**STATED EXERCISE:**
Pick out every line of the entries below where "this" occurs, and copy those lines.

**THE DATA:**

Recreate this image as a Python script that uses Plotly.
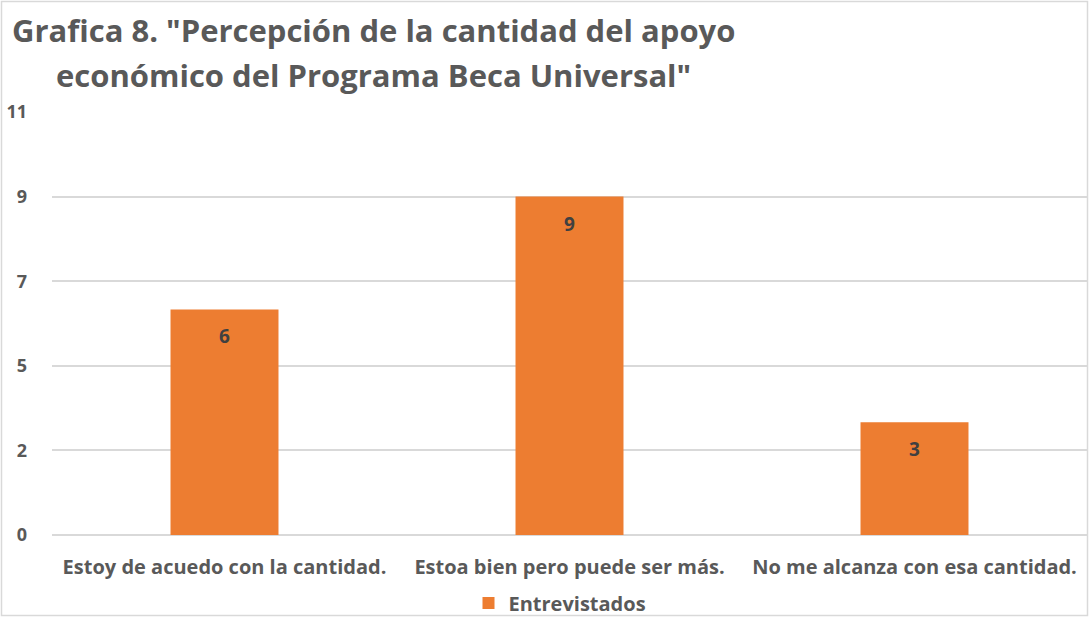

...

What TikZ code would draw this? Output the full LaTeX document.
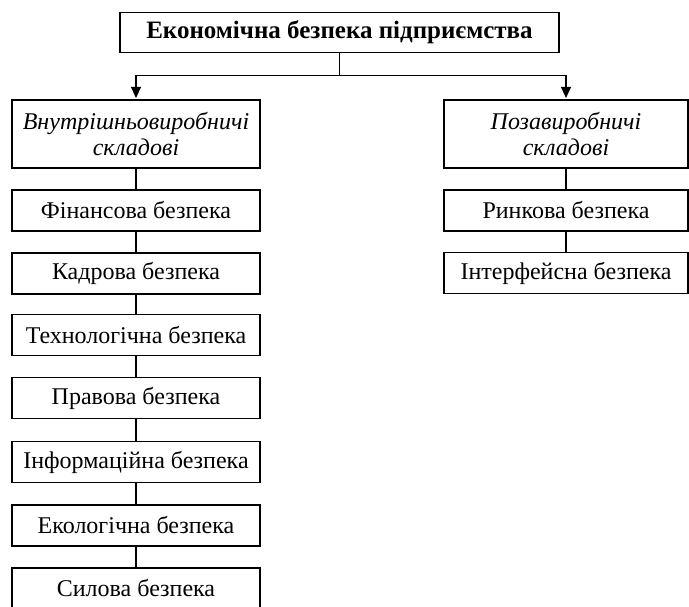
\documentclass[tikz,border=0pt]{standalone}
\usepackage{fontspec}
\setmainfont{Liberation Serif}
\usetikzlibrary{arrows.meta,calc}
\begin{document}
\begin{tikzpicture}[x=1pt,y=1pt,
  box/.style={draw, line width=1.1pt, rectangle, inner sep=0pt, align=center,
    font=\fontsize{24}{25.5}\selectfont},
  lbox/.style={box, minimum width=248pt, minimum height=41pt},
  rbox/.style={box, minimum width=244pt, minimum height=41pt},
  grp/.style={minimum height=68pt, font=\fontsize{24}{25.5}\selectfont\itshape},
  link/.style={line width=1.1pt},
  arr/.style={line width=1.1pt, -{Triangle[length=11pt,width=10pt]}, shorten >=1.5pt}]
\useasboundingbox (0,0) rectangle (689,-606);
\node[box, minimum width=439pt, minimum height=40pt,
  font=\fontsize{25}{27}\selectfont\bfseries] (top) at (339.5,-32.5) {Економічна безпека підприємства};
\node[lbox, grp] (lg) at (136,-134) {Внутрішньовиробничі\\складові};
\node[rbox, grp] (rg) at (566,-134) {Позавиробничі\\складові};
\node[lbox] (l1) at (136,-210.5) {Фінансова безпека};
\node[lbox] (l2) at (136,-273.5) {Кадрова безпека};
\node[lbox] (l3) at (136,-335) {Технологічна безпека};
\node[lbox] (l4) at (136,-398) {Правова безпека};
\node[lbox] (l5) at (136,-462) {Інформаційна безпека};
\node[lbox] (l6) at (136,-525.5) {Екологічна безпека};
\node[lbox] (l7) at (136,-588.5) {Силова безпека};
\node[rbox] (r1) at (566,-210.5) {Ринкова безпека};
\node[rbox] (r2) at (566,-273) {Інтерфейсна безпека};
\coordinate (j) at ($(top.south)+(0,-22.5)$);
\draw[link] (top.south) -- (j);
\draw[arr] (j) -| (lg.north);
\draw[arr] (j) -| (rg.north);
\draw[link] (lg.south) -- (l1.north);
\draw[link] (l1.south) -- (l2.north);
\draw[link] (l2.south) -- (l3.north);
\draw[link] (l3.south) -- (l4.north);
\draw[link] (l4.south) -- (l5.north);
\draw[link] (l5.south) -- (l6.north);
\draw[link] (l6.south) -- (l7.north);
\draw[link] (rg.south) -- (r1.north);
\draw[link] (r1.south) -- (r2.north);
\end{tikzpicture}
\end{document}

**SOLUTION BELOW:**
Recreate this image as a Python script that uses Plotly.
What TikZ code would draw this? Output the full LaTeX document.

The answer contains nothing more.